Quella di fare il pane è una tradizione millenaria anche in Basilicata, tramandata nei secoli, che ha reso questo prodotto lucano uno dei migliori d’Italia.
In molti scavi archeologici già nel IV/VI secolo a.C. sono stati rinvenuti degli ambienti in cui era presente il forno per la cottura del pane, che anticamente veniva preparato con farina mista
di orzo, legumi, segale. Nella cucina lucana il pane era un alimento privilegiato, in una regione in cui molti centri erano difficilmente raggiungibili e con pochi collegamenti per il rifornimento dei viveri; per questo motivo si preparavano le “panelle” di 3 o 5 kg che duravano una settimana che, come da tradizione casereccia, erano fatte con farina di frumento setacciata con crivello a mano,lievito o “crescente”. Per le famiglie meno abbienti, il pane veniva preparato con farine scure di scarsa qualità o “fariniedd”, sulla scia delle tradizioni del regno di Napoli, dove nel secolo scorso i poveri mangiavano il “pane cafone”.
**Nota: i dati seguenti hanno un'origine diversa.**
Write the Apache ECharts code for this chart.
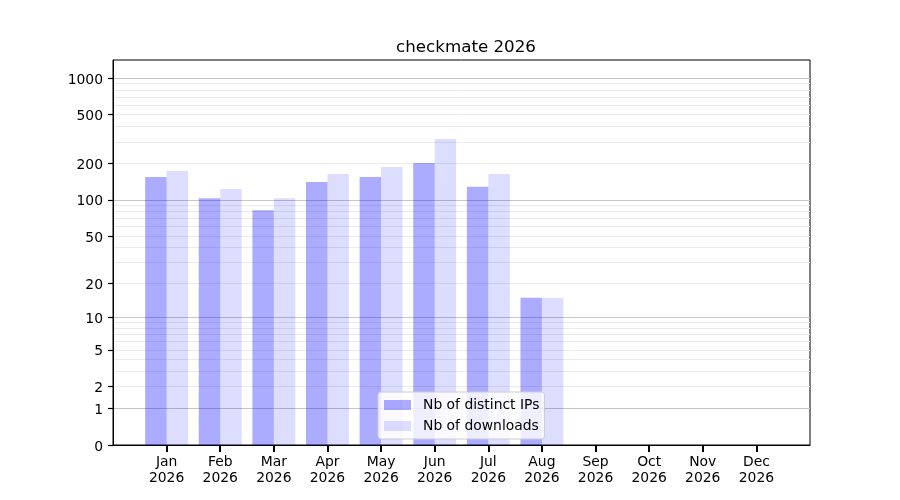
<!DOCTYPE html>
<html>
<head>
<meta charset="utf-8">
<script src="https://cdn.jsdelivr.net/npm/echarts@6/dist/echarts.min.js"></script>
<style>
  html, body { margin: 0; padding: 0; background: #fff; }
  #container { width: 900px; height: 500px; }
</style>
</head>
<body>
<div id="container"></div>
<script>
// data
var months = ['Jan', 'Feb', 'Mar', 'Apr', 'May', 'Jun', 'Jul', 'Aug', 'Sep', 'Oct', 'Nov', 'Dec'];
var year = '2026';
var distinctIPs = [154, 103, 82, 140, 154, 201, 128, 15, 0, 0, 0, 0];
var downloads = [173, 123, 103, 163, 186, 316, 163, 15, 0, 0, 0, 0];
var yTicks = [0, 1, 2, 5, 10, 20, 50, 100, 200, 500, 1000];
var majorGrid = [1, 10, 100, 1000];
var minorGrid = [2, 3, 4, 5, 6, 7, 8, 9, 20, 30, 40, 50, 60, 70, 80, 90, 200, 300, 400, 500, 600, 700, 800, 900];
var yTop = 1403;

// the y scale is log10(1 + v)
function tf(v) { return Math.log10(1 + v); }

// one empty slot on each side, like the picture's x margins
var xCats = [''].concat(months.map(function (m) { return m + '\n' + year; }), ['']);
function pad(arr) { return [null].concat(arr.map(tf), [null]); }
function inner(i) { return i > 0 && i < xCats.length - 1; }

var font = 'DejaVu Sans';
var myChart = echarts.init(document.getElementById('container'));

// hidden y axes that only carry grid lines
function gridAxis(values, color) {
	return {
		type: 'value',
		min: 0,
		max: tf(yTop),
		axisLine: { show: false },
		axisLabel: { show: false, customValues: values.map(tf) },
		axisTick: { show: false, customValues: values.map(tf) },
		splitLine: { show: true, lineStyle: { color: color, width: 1 } }
	};
}

myChart.setOption({
	animation: false,
	title: {
		text: 'checkmate ' + year,
		left: 461,
		top: 34,
		textAlign: 'center',
		textStyle: { fontFamily: font, fontSize: 16.7, fontWeight: 'normal', color: '#000' }
	},
	legend: {
		data: ['Nb of distinct IPs', 'Nb of downloads'],
		orient: 'vertical',
		left: 378,
		top: 392,
		itemWidth: 27,
		itemHeight: 10,
		itemGap: 5,
		icon: 'rect',
		padding: [5, 5, 5, 6],
		backgroundColor: 'rgba(255,255,255,0.8)',
		borderColor: '#cccccc',
		borderWidth: 1,
		borderRadius: 3,
		textStyle: { fontFamily: font, fontSize: 13.9, color: '#000', lineHeight: 16, padding: [0, 0, 0, 7] }
	},
	grid: {
		left: 113,
		right: 90,
		top: 60,
		bottom: 55,
		show: true,
		borderColor: '#000',
		borderWidth: 1,
		backgroundColor: 'transparent'
	},
	xAxis: {
		type: 'category',
		data: xCats,
		boundaryGap: false,
		splitLine: { show: false },
		axisLine: { show: true, onZero: false, lineStyle: { color: '#000', width: 1 } },
		axisTick: {
			show: true,
			length: 7,
			lineStyle: { color: '#000', width: 2 }
		},
		axisLabel: {
			interval: function (i) { return inner(i); },
			margin: 9,
			fontFamily: font,
			fontSize: 13.9,
			lineHeight: 16.5,
			color: '#000'
		}
	},
	yAxis: [{
		type: 'value',
		min: 0,
		max: tf(yTop),
		splitLine: { show: false },
		axisLine: { show: true, onZero: false, lineStyle: { color: '#000', width: 1 } },
		axisTick: {
			show: true,
			length: 5,
			customValues: yTicks.map(tf),
			lineStyle: { color: '#000', width: 1.2 }
		},
		axisLabel: {
			customValues: yTicks.map(tf),
			margin: 10,
			fontFamily: font,
			fontSize: 13.9,
			color: '#000',
			rich: { t: { fontFamily: font, fontSize: 13.9, color: '#000', padding: [4, 0, 0, 0] } },
			formatter: function (v) {
				var best = yTicks[0];
				yTicks.forEach(function (t) {
					if (Math.abs(tf(t) - v) < Math.abs(tf(best) - v)) best = t;
				});
				return '{t|' + best + '}';
			}
		}
	}, gridAxis(minorGrid, '#ebebeb'), gridAxis(majorGrid, '#c6c6c6')],
	series: [{
		name: 'Nb of distinct IPs',
		type: 'bar',
		z: 2,
		barWidth: 21.45,
		barGap: '0%',
		itemStyle: { color: 'rgba(0,0,255,0.33)' },
		data: pad(distinctIPs)
	}, {
		name: 'Nb of downloads',
		type: 'bar',
		z: 2,
		barWidth: 21.45,
		barGap: '0%',
		itemStyle: { color: 'rgba(0,0,255,0.135)' },
		data: pad(downloads)
	}]
});
</script>
</body>
</html>
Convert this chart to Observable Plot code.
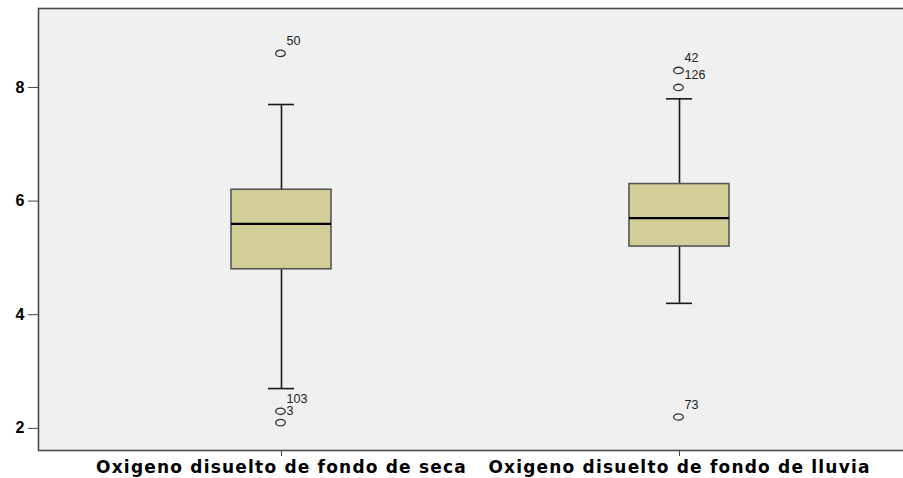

Il pane in Basilicata veniva cotto nei forni annessi alle abitazioni, e se col passare dei giorni diventava duro( pane “nghiummoso”) si consumava “ spunzato”, cioè ammorbidito con acqua, olio,
pitrisino(prezzemolo), aglio e cirasedda( peperoncino), a volte con aggiunta di sugna piccante. Per chi non aveva il forno, si concordavano i turni con il fornaio del paese; le donne iniziavano la
panificazione quando era ancora buio e dopo aver impastato, mettevano a lievitare l’impasto sotto la coperta di lana del letto matrimoniale.
A ciascuna “panella”, oltre al segno della croce, venivano impresse dei simboli stilizzati o le iniziali
del capofamiglia, un marchio che simboleggiava l’identità del nucleo familiare.
CURIOSITÀ:
In alcuni paesi lucani il marchio del pane veniva dato dall’uomo come pegno d’amore alla ragazza
prescelta durante la fase di corteggiamento.